Schon nach der ersten Woche hatte meine Grundidee zwei Iterationen hinter sich. Meine Grundannahme war, dass Menschen, die sich für Wissenschaftsjournalismus interessieren, es zu schätzen wissen, wenn sie am Ende des Tages eine kleine Übersicht über gewisse Aspekte ihrer täglichen Ökobilanz erhalten. Etwa: Wie viel Plastikmüll habe ich erzeugt? Oder: Wie viel Kohlendioxid haben meine Autofahrten in die Luft gepustet? Werte also, die man mit geringem Aufwand selbst messen oder leicht ausrechnen lassen kann. Zur Prüfung dieser Hypothese habe ich Interviews geführt, sowohl mit Makern als auch mit Menschen, die weniger technikaffin sind, aber sich stark für Wissenschaftsthemen interessieren und regelmäßig darüber lesen. Dadurch hat sich mein Blick auf die Zielgruppe schnell verändert. Um sich für persönliche Auswertungen zu interessieren, muss man nicht unbedingt ein Maker sein. Aber Kinder zu haben ist ein Motivator. Ebenso hat meine Annahme über ein potenzielles Produkt durch die Insights aus den Interviews eine Iteration erfahren. Möglicherweise sind Eltern ohne besondere technische Ambitionen nicht nur bereit, vorgefertigte Messlösungen zu nutzen. Es könnte sein, dass sie Spaß am Basteln mit ihren Kindern entwickeln.

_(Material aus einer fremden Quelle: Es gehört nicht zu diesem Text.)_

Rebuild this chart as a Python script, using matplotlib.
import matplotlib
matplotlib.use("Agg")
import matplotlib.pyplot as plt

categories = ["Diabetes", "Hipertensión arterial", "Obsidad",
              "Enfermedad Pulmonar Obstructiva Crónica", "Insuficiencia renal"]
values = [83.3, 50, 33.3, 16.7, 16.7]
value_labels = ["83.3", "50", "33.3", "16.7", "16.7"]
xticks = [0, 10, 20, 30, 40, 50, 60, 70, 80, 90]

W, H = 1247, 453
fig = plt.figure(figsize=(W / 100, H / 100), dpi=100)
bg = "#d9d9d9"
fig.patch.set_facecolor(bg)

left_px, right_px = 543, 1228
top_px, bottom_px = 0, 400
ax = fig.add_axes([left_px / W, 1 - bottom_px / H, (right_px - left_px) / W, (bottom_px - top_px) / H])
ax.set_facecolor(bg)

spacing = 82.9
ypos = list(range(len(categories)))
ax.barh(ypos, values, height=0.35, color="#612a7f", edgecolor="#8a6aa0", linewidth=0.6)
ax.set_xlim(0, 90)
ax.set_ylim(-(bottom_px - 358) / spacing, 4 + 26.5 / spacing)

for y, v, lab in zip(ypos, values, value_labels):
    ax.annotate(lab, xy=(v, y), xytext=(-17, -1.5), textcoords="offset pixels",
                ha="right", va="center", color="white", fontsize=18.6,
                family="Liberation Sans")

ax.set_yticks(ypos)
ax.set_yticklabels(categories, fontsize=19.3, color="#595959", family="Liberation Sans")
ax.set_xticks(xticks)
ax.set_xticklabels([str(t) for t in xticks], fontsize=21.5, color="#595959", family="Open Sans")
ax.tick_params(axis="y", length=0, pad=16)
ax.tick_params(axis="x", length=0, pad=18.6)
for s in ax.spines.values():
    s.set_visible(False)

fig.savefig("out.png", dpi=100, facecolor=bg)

Ob sich das bewahrheitet? In der kommenden Woche werden wir erste Prototypen bauen. Dann werde ich hoffentlich genauer erfahren, was im Alltag heute schon machbar erscheint und den Nutzer*innen so viel Spaß bringt, dass sie einen Mehrwert für sich erkennen. Sobald sich das abzeichnet, versuche ich ein erstes, realistisches Geschäftsmodell zu entwickeln, das auf eine spitze Gruppe von Endverbrauchern zielt. Kontakte für die technische Umsetzung bestehen bereits, aber dank des Coachings im Media Lab Bayern werde ich sie in der nächsten Zeit systematisch ausbauen.

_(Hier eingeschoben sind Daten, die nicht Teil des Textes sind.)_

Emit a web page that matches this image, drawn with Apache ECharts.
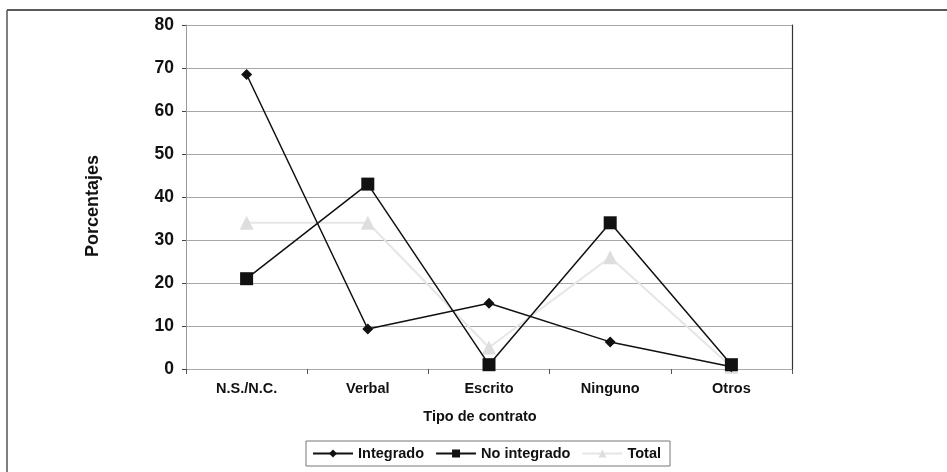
<!DOCTYPE html>
<html>
<head>
<meta charset="utf-8">
<script src="https://cdn.jsdelivr.net/npm/echarts@6/dist/echarts.min.js"></script>
<style>
  html, body { margin: 0; padding: 0; background: #fff; }
  #chart { width: 947px; height: 472px; }
</style>
</head>
<body>
<div id="chart"></div>
<script>
// Tipos de contrato y porcentajes por grupo
const categories = ['N.S./N.C.', 'Verbal', 'Escrito', 'Ninguno', 'Otros'];
const integrado = [68.5, 9.3, 15.3, 6.3, 0.5];
const noIntegrado = [21, 43, 1, 34, 1];
const total = [34, 34, 5, 26, 0.5];
const yTicks = { min: 0, max: 80, interval: 10 };

const font = '"Liberation Sans", Arial, Helvetica, sans-serif';
const chart = echarts.init(document.getElementById('chart'));

chart.setOption({
  animation: false,
  backgroundColor: '#fff',
  textStyle: { fontFamily: font },
  grid: { left: 186, right: 155, top: 25, bottom: 103, containLabel: false },
  graphic: [
    // marco exterior
    { type: 'line', shape: { x1: 7, y1: 10, x2: 947, y2: 10 }, style: { stroke: '#222', lineWidth: 1.5 } },
    { type: 'line', shape: { x1: 7, y1: 10, x2: 7, y2: 472 }, style: { stroke: '#555', lineWidth: 1.5 } }
  ],
  legend: {
    left: 306, top: 441,
    padding: [5, 9, 5, 6],
    itemGap: 11,
    itemWidth: 40, itemHeight: 10,
    borderColor: '#777', borderWidth: 1,
    textStyle: { fontFamily: font, fontWeight: 'bold', fontSize: 14.5, color: '#111' },
    data: ['Integrado', 'No integrado', 'Total']
  },
  xAxis: {
    type: 'category',
    data: categories,
    boundaryGap: true,
    name: 'Tipo de contrato',
    nameLocation: 'middle',
    nameGap: 40,
    nameTextStyle: { fontFamily: font, fontWeight: 'bold', fontSize: 14.5, color: '#111', padding: [0, 18, 0, 0] },
    axisLine: { lineStyle: { color: '#aaa', width: 1 } },
    axisTick: { show: true, length: 5, lineStyle: { color: '#555' } },
    axisLabel: { fontFamily: font, fontWeight: 'bold', fontSize: 14.5, color: '#111', margin: 12 }
  },
  yAxis: [{
    type: 'value',
    min: yTicks.min, max: yTicks.max, interval: yTicks.interval,
    name: 'Porcentajes',
    nameLocation: 'middle',
    nameGap: 84,
    nameTextStyle: { fontFamily: font, fontWeight: 'bold', fontSize: 18, color: '#111', padding: [0, 18, 0, 0] },
    axisLine: { show: true, lineStyle: { color: '#999', width: 1 } },
    axisTick: { show: true, length: 4, lineStyle: { color: '#444' } },
    axisLabel: { fontFamily: font, fontWeight: 'bold', fontSize: 17.5, color: '#111', margin: 12 },
    splitLine: { show: true, lineStyle: { color: '#a8a8a8', width: 1.2 } }
  }, {
    type: 'value',
    position: 'right',
    min: yTicks.min, max: yTicks.max, interval: yTicks.interval,
    axisLine: { show: true, lineStyle: { color: '#333', width: 1.2 } },
    axisTick: { show: false },
    axisLabel: { show: false },
    splitLine: { show: false }
  }],
  series: [
    {
      name: 'Total',
      type: 'line',
      data: total,
      symbol: 'triangle',
      symbolSize: 14,
      z: 2,
      lineStyle: { color: '#e6e6e6', width: 2 },
      itemStyle: { color: '#dedede' }
    },
    {
      name: 'Integrado',
      type: 'line',
      data: integrado,
      symbol: 'diamond',
      symbolSize: 11,
      z: 3,
      lineStyle: { color: '#111', width: 1.5 },
      itemStyle: { color: '#111' }
    },
    {
      name: 'No integrado',
      type: 'line',
      data: noIntegrado,
      symbol: 'rect',
      symbolSize: 13,
      z: 4,
      lineStyle: { color: '#111', width: 1.5 },
      itemStyle: { color: '#111' }
    }
  ]
});
</script>
</body>
</html>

Nach zwei Monaten schließt das Projekt mit einem Pitch. Ich bin extrem gespannt darauf, ob das Produkt dann noch Ähnlichkeiten mit meiner Ausgangsidee aufweist, oder ob mich meine Recherchen zu den realen Nutzer*innen-Bedürfnissen in ganz andere Bahnen lenken. In jedem Fall wird diese Research-Arbeit wertvoll sein und Fortschritte bringen. In der Innovationsentwicklung sagt man ja: „Fail early and often“. Nur so lernt man dazu. Ich freue mich auf das Ergebnis dieses Lernprozesses.